COURT OF SESSION (4)

The challengers to the Named Person legislation didn't fare much better on appeal from  Pentland (Court of Session (3)) to the Inner House of the Court of Session,   comprising of Lord Justice Clerk Carloway,  Lord Bracadale and Lord Malcolm.  The most generous interpretation of the Inner House decision is that at least they had the good grace to restore the charity petitioners as competent petitioners in the proceedings.

However,  'the mere creation of a named person',   mused the judgement at paragraph 68, 'has no effect whatsoever on the relationship within the family and the assertion to the contrary,  without any supporting basis,  has the appearance of hyperbole'.  Quite,  your lordships, and missing completely the whole point of the argument!!!  Hyperbole indeed!!!
 
The petitioners took the fight to The Supreme Court in London. There,  the five justices had no difficulty whatsoever in finding that 'the information-sharing provisions of the Children and Young People (Scotland) Act 2014 are incompatible with the rights of children,  young persons and parents under Article 8 of the European Convention on Human Rights'

The Supreme Court turned the decisions of Pentland,  Carloway,  Bracadale and Malcolm on their head and ruled that the Scottish Parliament had,  indeed,  acted beyond its legislative competence in passing the Act.  To say that this is a serious rebuke to both the nationalist government and the Court of Session is to grossly misunderstand and misapprehend the ruling. 

We,  ourselves,  who know next to nothing about either politics or the law, have  had  serious concern about the Scottish Parliament more or less from Day One and  increasing concern  for some years now about the Court of Session.  Quite simply,  in our view,  neither government nor court  is  up to the job and their persistence and perseverance in defending the indefensible is ample testimony to that.

The unanswered questions are how could,  firstly,  a government and parliament and,  secondly,  a supposedly equitable and mature court,  get a fundamental Human Right so completely wrong? 

The answer must lie in the calibre of individual running those institutions.
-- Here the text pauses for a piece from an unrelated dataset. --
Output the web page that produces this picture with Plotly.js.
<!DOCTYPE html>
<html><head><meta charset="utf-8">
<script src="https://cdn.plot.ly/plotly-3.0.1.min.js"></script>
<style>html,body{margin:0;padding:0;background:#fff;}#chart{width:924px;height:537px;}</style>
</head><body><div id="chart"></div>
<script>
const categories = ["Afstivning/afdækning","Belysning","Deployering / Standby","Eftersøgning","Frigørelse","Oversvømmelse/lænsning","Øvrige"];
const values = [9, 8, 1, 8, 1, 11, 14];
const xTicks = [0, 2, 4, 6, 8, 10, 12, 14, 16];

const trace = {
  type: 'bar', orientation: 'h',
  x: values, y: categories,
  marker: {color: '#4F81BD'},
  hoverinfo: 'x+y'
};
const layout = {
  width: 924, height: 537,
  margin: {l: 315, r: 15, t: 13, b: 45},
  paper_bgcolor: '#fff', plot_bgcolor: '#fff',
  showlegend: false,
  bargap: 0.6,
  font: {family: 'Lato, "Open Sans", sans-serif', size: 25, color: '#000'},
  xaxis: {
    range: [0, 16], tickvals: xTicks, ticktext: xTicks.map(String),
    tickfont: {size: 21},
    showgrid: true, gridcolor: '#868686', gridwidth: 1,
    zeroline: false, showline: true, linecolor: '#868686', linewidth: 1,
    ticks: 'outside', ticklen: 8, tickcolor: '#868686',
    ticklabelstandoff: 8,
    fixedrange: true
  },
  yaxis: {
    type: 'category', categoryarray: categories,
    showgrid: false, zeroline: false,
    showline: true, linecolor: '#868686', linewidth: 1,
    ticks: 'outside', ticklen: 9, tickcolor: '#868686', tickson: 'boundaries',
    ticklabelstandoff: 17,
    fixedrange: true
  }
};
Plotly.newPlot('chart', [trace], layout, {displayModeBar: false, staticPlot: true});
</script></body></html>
We have known since the inception of the Scottish Parliament that the calibre of its politicians is dire but we should  expect more,  much more,  from what are alleged to be Scotland's top lawmen.  It is simply bizarre to describe judicially a wholly legitimate Human Rights legal action as 'speculative,  hypothetical and hyperbole'

The logical deduction from the whole scenario is that these guys wouldn't know a Human Right if it crashed through their heads from the heavens above.  They should all go back to Law School.